China dismisses Japan’s protest over memorial to Korean independence hero
Published : 2014-01-20 19:54
Updated : 2014-01-20 19:54
BEIJING (Yonhap News) ― China on Monday dismissed a diplomatic protest by Japan over its memorial to a revered Korean independence hero as unacceptable, renewing its calls for Japanese leaders to squarely face history. The Chinese government opened the memorial hall on Sunday in the northern city of Harbin to honor Ahn Jung-geun, the symbol of the Korean independence movement, who assassinated a prominent Japanese colonial leader a century ago.
Ahn shot to death the Korean Peninsula’s first Japanese governor-general, Hirobumi Ito, at a railway station in Harbin in 1909. Ahn is viewed as a national hero, but Japan drew criticism by describing him as a “criminal.”
On Monday, Japan’s chief cabinet secretary Yoshihide Suga told reporters in Tokyo that Japan would lodge a protest with China through a diplomatic channel, calling the move “regrettable.”
In response, China’s foreign ministry spokesman Hong Lei dismissed the remarks by Suga, saying the memorial is “justified.”

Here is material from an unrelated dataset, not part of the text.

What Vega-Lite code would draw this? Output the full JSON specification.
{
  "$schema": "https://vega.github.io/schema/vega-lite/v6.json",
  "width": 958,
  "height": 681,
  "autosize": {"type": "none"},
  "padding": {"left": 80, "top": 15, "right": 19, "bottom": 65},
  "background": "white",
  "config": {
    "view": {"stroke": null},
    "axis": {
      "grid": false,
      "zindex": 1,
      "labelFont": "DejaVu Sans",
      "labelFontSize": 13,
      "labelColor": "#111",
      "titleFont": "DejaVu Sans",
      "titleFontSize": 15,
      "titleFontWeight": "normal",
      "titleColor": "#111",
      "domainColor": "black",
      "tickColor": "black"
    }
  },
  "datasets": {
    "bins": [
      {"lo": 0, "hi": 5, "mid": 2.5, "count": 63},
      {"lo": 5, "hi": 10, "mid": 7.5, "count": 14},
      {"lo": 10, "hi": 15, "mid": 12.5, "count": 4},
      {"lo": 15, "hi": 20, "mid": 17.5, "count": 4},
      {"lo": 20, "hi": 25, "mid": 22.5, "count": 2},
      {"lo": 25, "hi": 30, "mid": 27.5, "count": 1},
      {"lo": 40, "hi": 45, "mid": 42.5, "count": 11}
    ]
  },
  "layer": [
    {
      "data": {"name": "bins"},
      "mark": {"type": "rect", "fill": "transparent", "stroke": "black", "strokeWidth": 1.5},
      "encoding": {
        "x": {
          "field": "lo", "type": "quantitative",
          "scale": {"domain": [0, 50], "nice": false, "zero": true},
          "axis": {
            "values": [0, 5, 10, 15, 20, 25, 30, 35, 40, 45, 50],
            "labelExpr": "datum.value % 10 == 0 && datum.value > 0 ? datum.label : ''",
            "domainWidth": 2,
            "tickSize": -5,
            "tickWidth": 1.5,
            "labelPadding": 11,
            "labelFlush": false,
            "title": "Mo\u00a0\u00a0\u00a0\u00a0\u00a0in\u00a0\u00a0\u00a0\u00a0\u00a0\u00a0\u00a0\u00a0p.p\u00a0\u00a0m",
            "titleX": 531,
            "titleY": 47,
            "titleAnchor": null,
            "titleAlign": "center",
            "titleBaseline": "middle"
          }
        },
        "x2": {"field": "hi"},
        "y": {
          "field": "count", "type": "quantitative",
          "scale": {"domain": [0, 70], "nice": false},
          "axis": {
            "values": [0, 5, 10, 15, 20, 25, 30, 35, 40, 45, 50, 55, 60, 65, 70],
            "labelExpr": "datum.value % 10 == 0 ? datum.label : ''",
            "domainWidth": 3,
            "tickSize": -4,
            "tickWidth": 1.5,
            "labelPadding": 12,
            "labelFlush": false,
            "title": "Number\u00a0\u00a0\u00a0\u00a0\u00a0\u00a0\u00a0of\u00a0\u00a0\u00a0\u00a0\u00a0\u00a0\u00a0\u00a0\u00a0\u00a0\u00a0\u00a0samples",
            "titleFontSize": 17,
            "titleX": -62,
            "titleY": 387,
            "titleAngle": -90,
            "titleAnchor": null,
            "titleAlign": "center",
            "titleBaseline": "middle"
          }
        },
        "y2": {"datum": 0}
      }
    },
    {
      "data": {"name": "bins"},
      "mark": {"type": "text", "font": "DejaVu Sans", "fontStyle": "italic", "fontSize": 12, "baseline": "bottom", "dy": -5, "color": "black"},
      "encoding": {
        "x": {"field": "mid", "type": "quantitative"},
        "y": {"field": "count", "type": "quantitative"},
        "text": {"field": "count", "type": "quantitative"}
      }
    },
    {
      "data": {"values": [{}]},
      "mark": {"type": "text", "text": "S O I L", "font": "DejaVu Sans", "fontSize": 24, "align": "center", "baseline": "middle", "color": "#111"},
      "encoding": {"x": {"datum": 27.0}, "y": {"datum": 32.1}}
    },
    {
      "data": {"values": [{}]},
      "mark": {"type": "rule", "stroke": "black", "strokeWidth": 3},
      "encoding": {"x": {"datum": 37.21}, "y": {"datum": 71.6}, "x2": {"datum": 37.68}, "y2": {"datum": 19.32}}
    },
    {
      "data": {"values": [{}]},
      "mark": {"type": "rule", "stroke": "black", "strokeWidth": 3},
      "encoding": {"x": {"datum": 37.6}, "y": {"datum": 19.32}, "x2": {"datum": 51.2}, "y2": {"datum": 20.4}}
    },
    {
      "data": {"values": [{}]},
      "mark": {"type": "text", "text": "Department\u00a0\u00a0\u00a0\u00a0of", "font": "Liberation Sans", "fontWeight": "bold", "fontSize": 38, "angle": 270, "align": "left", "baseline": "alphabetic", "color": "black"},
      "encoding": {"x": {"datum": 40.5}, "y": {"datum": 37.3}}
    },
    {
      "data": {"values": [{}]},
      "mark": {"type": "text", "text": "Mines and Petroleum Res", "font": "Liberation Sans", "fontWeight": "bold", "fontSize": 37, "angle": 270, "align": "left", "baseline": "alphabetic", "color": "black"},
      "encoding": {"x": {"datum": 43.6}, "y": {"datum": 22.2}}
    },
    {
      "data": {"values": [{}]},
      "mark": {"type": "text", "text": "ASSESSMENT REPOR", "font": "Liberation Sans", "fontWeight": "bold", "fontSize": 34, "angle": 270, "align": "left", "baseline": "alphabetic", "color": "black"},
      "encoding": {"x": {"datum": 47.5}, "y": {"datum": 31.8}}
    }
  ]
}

“Ahn Jung-geun is a famous anti-Japanese personnel who is also respected by the Chinese people,” Hong told reporters at a daily briefing.
“The establishment of the relevant memorial facility is completely reasonable and justified,” Hong said. “We can’t accept the opposition.”

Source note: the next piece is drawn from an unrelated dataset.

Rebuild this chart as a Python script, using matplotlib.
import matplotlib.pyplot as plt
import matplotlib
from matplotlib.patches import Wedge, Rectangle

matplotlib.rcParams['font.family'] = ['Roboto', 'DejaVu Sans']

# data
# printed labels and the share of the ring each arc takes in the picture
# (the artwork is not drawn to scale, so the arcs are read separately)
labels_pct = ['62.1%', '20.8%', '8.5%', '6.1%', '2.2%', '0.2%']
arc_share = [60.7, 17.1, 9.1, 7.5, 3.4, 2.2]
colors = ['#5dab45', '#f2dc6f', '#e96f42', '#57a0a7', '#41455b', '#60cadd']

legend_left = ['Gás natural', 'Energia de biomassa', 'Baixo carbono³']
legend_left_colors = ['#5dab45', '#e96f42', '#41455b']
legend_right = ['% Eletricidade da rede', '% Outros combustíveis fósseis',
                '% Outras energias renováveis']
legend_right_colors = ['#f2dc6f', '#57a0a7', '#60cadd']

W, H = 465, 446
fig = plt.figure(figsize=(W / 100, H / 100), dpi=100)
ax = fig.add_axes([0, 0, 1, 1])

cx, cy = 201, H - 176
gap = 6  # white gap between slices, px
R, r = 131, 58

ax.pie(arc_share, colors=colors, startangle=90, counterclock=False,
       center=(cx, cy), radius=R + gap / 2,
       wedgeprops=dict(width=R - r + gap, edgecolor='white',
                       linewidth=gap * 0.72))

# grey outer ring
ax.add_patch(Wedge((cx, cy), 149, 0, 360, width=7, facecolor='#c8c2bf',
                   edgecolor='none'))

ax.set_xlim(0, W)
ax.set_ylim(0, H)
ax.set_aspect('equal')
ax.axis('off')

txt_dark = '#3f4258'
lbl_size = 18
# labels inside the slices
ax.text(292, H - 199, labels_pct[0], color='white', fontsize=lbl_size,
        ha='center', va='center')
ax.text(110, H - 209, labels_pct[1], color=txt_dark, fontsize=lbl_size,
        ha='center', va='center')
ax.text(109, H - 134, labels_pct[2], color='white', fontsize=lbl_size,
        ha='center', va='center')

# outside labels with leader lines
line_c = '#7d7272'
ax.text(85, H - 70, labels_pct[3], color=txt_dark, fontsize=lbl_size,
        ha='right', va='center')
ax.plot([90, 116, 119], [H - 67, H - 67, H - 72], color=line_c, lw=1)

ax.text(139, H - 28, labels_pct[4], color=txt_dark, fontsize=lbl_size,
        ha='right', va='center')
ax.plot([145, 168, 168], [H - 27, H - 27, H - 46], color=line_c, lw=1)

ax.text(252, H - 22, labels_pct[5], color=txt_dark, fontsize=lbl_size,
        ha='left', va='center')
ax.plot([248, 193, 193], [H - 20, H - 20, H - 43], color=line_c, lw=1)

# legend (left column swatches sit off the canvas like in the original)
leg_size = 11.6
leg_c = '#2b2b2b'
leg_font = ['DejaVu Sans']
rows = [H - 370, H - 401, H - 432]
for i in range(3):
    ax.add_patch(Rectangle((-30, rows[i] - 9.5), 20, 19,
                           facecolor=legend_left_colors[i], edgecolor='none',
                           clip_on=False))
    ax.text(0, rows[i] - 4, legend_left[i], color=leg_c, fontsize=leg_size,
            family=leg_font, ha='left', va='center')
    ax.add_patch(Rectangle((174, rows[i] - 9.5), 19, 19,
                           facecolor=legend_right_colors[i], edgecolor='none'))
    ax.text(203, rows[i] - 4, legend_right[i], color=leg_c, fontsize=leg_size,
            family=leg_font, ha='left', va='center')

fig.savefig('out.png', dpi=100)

Hong urged “the Japanese leaders to squarely face history and win the trust of Asian neighbors as well as the international community.”
China‘s move to honor Ahn, widely seen as a slap in the face to Japan, comes as Japan’s relations with its neighbors, especially with Beijing and Seoul, have plunged to one of their lowest points in many years over their shared history and territorial disputes.
Japan has drawn scathing criticism from South Korea and China after its prime minister, Shinzo Abe, paid homage late last month to the Yasukuni Shrine that honors 14 Class-A convicted criminals by the Allied forces after World War II.
South Korea and China had been in “close cooperation” to build the memorial at the Harbin railway station, a diplomatic source said earlier in the day.
China had been originally considering setting up a monument to honor Ahn since South Korean President Park Geun-hye asked Chinese President Xi Jinping to do so during their summit last June.
Instead of a monument, however, China decided to build the memorial hall and informed South Korea of the plan last autumn, the source said on the condition of anonymity.
“Since President Park paid a state visit to China last June, the two nations have been in close cooperation on how to set up a monument for Patriot Ahn Jung-geun,” the source said.
“In late autumn last year, the Chinese side notified us that it would build something beyond a monument,” the source said.
The assassination by Ahn took place a year before the Korean Peninsula was formally subjugated by Japan as its colony. At that time, Korea, which remained as a kingdom, was helpless, as its diplomatic power was usurped by Japan. In 1910, Ahn was executed at a Japanese prison in the northern Chinese city of Ryojun, now called Lushun, in the same year.
South Korea’s foreign ministry welcomed the memorial hall on Monday, expressing hope that it will provide an “opportunity for Northeast Asian nations to set the path for genuine peace and cooperation based on correct historical awareness.”